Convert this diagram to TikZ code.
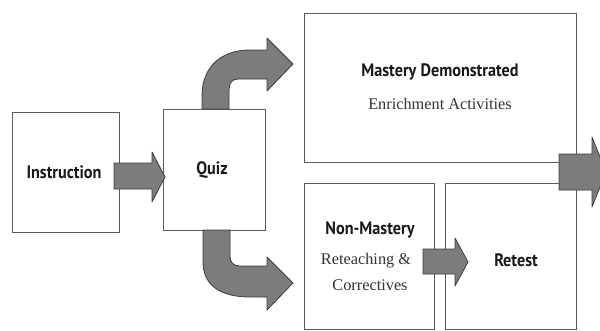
\documentclass[tikz,border=0pt]{standalone}
\usepackage{fontspec}
\newfontfamily\boldsans[FakeStretch=0.9]{PT Sans}
\newfontfamily\serifsub{Liberation Serif}
\definecolor{boxline}{HTML}{5A5A5A}
\definecolor{arrowfill}{HTML}{7C7C7C}
\definecolor{arrowline}{HTML}{3C3C3C}
\definecolor{subtext}{HTML}{333333}
\tikzset{
  panel/.style={draw=boxline, line width=1.1pt, fill=white, inner sep=0pt, anchor=north west},
  fatarrow/.style={fill=arrowfill, draw=arrowline, line width=0.8pt, line join=round},
  title/.style={font=\boldsans\bfseries\fontsize{18}{20}\selectfont, text=black!90, inner sep=0pt},
  sub/.style={font=\serifsub\fontsize{16.3}{18}\selectfont, text=subtext, inner sep=0pt},
}
\begin{document}
\begin{tikzpicture}[x=1pt,y=-1pt]
\useasboundingbox[fill=white] (0,0) rectangle (600,330);
% boxes
\node[panel, minimum width=107pt, minimum height=120pt] (instr) at (12,112) {};
\node[panel, minimum width=102pt, minimum height=121pt] (quiz) at (163,109) {};
\node[panel, minimum width=272pt, minimum height=149pt] (mast) at (304,13) {};
\node[panel, minimum width=130pt, minimum height=146pt] (nonm) at (304,183) {};
\node[panel, minimum width=131pt, minimum height=146pt] (retest) at (445,183) {};
% texts
\node[title] (tinstr) at (64,172) {Instruction};
\node[title] (tquiz) at (212,170) {Quiz};
\node[title] (tmast) at (440,72) {Mastery Demonstrated};
\node[sub] (tenr) at (440,104) {Enrichment Activities};
\node[title] (tnonm) at (370,230) {Non-Mastery};
\node[sub] (treteach) at (366,261) {Reteaching \&};
\node[sub] (tcorr) at (370,285) {Correctives};
\node[title] (tretest) at (516,260) {Retest};
% straight arrows
\draw[fatarrow] (114,163) -- (152,163) -- (152,152) -- (165,177) -- (152,202) -- (152,189) -- (114,189) -- cycle;
\draw[fatarrow] (423,249) -- (455,249) -- (455,238) -- (468,262) -- (455,286) -- (455,274) -- (423,274) -- cycle;
\draw[fatarrow] (559,154) -- (592,154) -- (592,137) -- (606,172) -- (592,207) -- (592,190) -- (559,190) -- cycle;
% curved arrow up
\draw[fatarrow] (202,109) -- (202,96) .. controls (202,66) and (222,50) .. (250,50) -- (267,50) -- (267,38) -- (293,64) -- (267,91) -- (267,79) -- (238,79) .. controls (232,79) and (229,83) .. (229,90) -- (229,109) -- cycle;
% curved arrow down
\draw[fatarrow] (203,230) -- (203,262) .. controls (203,285) and (220,297) .. (250,297) -- (267,297) -- (267,310) -- (293,283) -- (267,257) -- (267,266) -- (240,266) .. controls (233,266) and (230,262) .. (230,256) -- (230,230) -- cycle;
\end{tikzpicture}
\end{document}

### Given problem
Transcribe the material exactly, and leave out whatever pictures it holds.

### Finished exercise
Convert this diagram to TikZ code.
\documentclass[tikz,border=0pt]{standalone}
\usepackage{fontspec}
\newfontfamily\boldsans[FakeStretch=0.9]{PT Sans}
\newfontfamily\serifsub{Liberation Serif}
\definecolor{boxline}{HTML}{5A5A5A}
\definecolor{arrowfill}{HTML}{7C7C7C}
\definecolor{arrowline}{HTML}{3C3C3C}
\definecolor{subtext}{HTML}{333333}
\tikzset{
  panel/.style={draw=boxline, line width=1.1pt, fill=white, inner sep=0pt, anchor=north west},
  fatarrow/.style={fill=arrowfill, draw=arrowline, line width=0.8pt, line join=round},
  title/.style={font=\boldsans\bfseries\fontsize{18}{20}\selectfont, text=black!90, inner sep=0pt},
  sub/.style={font=\serifsub\fontsize{16.3}{18}\selectfont, text=subtext, inner sep=0pt},
}
\begin{document}
\begin{tikzpicture}[x=1pt,y=-1pt]
\useasboundingbox[fill=white] (0,0) rectangle (600,330);
% boxes
\node[panel, minimum width=107pt, minimum height=120pt] (instr) at (12,112) {};
\node[panel, minimum width=102pt, minimum height=121pt] (quiz) at (163,109) {};
\node[panel, minimum width=272pt, minimum height=149pt] (mast) at (304,13) {};
\node[panel, minimum width=130pt, minimum height=146pt] (nonm) at (304,183) {};
\node[panel, minimum width=131pt, minimum height=146pt] (retest) at (445,183) {};
% texts
\node[title] (tinstr) at (64,172) {Instruction};
\node[title] (tquiz) at (212,170) {Quiz};
\node[title] (tmast) at (440,72) {Mastery Demonstrated};
\node[sub] (tenr) at (440,104) {Enrichment Activities};
\node[title] (tnonm) at (370,230) {Non-Mastery};
\node[sub] (treteach) at (366,261) {Reteaching \&};
\node[sub] (tcorr) at (370,285) {Correctives};
\node[title] (tretest) at (516,260) {Retest};
% straight arrows
\draw[fatarrow] (114,163) -- (152,163) -- (152,152) -- (165,177) -- (152,202) -- (152,189) -- (114,189) -- cycle;
\draw[fatarrow] (423,249) -- (455,249) -- (455,238) -- (468,262) -- (455,286) -- (455,274) -- (423,274) -- cycle;
\draw[fatarrow] (559,154) -- (592,154) -- (592,137) -- (606,172) -- (592,207) -- (592,190) -- (559,190) -- cycle;
% curved arrow up
\draw[fatarrow] (202,109) -- (202,96) .. controls (202,66) and (222,50) .. (250,50) -- (267,50) -- (267,38) -- (293,64) -- (267,91) -- (267,79) -- (238,79) .. controls (232,79) and (229,83) .. (229,90) -- (229,109) -- cycle;
% curved arrow down
\draw[fatarrow] (203,230) -- (203,262) .. controls (203,285) and (220,297) .. (250,297) -- (267,297) -- (267,310) -- (293,283) -- (267,257) -- (267,266) -- (240,266) .. controls (233,266) and (230,262) .. (230,256) -- (230,230) -- cycle;
\end{tikzpicture}
\end{document}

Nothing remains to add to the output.